### [STATED EXERCISE]
Count the lines in the entries below that include the word "this". Give nothing but the number.

— start of DATASET RECORDS —

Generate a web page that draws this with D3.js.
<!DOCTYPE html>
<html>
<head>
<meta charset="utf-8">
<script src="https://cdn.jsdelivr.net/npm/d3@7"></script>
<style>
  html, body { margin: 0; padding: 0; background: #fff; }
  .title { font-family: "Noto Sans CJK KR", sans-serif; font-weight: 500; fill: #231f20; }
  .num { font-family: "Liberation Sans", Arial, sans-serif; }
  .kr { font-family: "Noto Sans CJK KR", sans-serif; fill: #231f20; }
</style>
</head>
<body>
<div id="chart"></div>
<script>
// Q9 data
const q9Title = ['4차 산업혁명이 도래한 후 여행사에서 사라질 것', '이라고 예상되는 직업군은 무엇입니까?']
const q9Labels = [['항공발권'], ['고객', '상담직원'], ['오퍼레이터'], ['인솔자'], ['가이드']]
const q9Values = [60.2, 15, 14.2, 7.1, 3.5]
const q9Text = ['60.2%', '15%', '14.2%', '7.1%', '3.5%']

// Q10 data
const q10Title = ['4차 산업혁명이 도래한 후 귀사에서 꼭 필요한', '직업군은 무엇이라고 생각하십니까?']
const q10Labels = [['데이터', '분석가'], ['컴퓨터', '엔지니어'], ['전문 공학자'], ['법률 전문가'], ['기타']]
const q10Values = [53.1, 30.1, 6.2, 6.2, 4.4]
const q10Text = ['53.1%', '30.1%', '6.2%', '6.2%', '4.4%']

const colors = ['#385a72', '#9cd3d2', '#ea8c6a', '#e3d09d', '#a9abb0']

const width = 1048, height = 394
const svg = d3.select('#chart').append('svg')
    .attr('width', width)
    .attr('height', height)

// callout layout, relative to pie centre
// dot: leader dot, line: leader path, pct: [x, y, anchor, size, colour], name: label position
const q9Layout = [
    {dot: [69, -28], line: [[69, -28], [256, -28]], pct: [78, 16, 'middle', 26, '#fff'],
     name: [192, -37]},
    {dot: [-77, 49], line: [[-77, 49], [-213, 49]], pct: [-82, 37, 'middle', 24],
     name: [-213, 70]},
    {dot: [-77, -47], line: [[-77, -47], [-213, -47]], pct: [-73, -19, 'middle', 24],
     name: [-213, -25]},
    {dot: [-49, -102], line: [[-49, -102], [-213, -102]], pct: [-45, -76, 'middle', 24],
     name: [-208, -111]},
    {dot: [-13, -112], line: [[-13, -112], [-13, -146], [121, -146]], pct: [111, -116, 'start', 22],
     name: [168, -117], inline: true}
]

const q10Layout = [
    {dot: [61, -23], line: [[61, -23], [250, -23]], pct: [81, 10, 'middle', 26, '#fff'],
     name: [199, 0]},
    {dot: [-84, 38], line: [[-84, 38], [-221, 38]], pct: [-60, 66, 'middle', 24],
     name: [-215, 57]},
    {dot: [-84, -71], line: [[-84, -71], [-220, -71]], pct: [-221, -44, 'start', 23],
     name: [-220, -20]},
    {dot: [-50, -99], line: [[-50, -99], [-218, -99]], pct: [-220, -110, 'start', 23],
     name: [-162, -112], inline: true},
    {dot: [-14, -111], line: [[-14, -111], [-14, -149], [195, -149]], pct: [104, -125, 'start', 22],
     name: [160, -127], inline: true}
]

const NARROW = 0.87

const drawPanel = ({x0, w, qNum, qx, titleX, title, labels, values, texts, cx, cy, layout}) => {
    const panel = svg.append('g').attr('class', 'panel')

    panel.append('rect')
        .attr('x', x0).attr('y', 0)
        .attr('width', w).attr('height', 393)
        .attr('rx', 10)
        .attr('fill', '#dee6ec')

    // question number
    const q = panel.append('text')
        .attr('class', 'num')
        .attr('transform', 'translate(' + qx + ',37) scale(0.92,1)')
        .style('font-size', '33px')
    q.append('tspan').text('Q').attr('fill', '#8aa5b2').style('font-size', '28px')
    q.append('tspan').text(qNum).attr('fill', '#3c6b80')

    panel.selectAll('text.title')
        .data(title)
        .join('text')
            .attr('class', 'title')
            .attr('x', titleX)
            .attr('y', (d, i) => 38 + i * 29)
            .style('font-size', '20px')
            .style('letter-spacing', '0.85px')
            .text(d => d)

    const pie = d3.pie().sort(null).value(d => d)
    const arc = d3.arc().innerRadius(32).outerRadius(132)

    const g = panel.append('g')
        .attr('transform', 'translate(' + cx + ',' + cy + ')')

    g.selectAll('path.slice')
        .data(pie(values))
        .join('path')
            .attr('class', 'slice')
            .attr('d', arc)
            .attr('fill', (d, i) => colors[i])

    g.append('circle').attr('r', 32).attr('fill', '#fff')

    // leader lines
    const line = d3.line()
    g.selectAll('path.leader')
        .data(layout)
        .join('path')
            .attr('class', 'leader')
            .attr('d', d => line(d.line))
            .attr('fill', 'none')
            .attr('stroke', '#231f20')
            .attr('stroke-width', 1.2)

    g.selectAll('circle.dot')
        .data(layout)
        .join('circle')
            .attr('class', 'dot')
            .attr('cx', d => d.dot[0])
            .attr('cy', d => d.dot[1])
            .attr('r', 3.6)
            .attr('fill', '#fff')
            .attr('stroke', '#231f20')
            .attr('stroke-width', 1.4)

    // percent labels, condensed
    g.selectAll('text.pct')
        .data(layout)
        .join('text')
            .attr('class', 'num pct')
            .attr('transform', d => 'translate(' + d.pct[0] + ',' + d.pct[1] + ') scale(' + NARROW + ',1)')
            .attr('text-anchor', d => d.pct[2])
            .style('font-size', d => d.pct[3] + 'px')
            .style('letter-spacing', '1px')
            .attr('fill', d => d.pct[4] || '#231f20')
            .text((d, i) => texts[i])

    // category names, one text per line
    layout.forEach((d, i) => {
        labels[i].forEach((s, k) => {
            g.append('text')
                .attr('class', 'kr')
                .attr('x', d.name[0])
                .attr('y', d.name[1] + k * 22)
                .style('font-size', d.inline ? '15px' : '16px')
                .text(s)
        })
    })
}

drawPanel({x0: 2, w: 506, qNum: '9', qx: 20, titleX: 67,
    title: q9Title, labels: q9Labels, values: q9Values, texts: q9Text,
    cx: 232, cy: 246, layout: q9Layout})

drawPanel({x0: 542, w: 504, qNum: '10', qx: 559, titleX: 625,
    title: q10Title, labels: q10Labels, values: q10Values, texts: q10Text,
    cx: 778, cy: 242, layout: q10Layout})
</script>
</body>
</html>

— end of DATASET RECORDS —
— start of DATASET RECORDS —

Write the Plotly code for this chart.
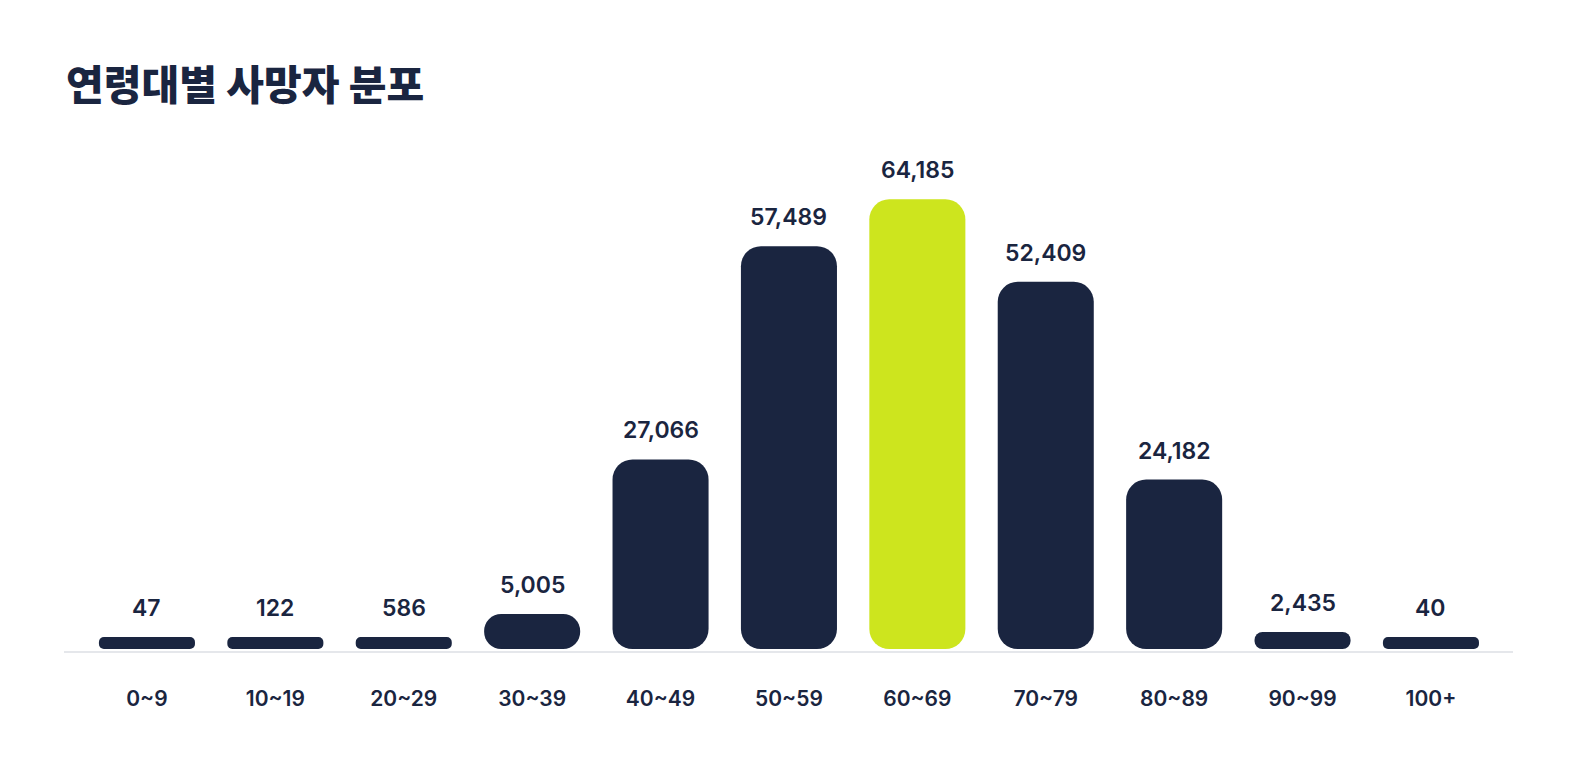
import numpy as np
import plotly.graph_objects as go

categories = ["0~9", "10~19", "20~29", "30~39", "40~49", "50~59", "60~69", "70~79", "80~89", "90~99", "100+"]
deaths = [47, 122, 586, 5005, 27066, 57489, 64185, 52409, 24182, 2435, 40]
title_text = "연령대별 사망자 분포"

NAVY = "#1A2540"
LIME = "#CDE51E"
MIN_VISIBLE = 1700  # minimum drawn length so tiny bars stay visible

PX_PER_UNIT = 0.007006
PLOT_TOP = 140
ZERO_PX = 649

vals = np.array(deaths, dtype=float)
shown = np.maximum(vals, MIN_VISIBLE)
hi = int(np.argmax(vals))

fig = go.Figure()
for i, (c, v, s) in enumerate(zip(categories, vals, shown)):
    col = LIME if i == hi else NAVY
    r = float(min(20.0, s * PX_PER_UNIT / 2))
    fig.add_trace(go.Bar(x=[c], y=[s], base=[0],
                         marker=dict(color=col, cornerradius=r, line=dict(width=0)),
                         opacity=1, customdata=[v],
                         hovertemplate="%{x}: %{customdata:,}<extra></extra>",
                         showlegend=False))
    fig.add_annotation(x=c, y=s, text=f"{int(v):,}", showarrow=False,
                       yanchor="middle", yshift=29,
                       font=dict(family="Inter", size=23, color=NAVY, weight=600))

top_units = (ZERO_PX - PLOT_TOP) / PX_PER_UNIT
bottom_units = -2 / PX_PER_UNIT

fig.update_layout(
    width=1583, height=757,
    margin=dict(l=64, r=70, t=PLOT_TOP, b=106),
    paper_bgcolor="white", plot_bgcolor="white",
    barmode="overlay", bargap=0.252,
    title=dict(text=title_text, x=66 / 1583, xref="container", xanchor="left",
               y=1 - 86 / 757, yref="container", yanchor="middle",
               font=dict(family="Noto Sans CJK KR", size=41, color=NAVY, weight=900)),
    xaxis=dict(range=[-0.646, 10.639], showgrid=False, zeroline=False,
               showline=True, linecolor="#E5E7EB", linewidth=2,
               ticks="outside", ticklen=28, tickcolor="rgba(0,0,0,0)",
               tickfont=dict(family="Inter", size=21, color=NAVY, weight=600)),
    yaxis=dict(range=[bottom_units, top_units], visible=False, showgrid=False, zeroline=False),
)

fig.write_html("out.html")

— end of DATASET RECORDS —

### [TASK OUTPUT]
2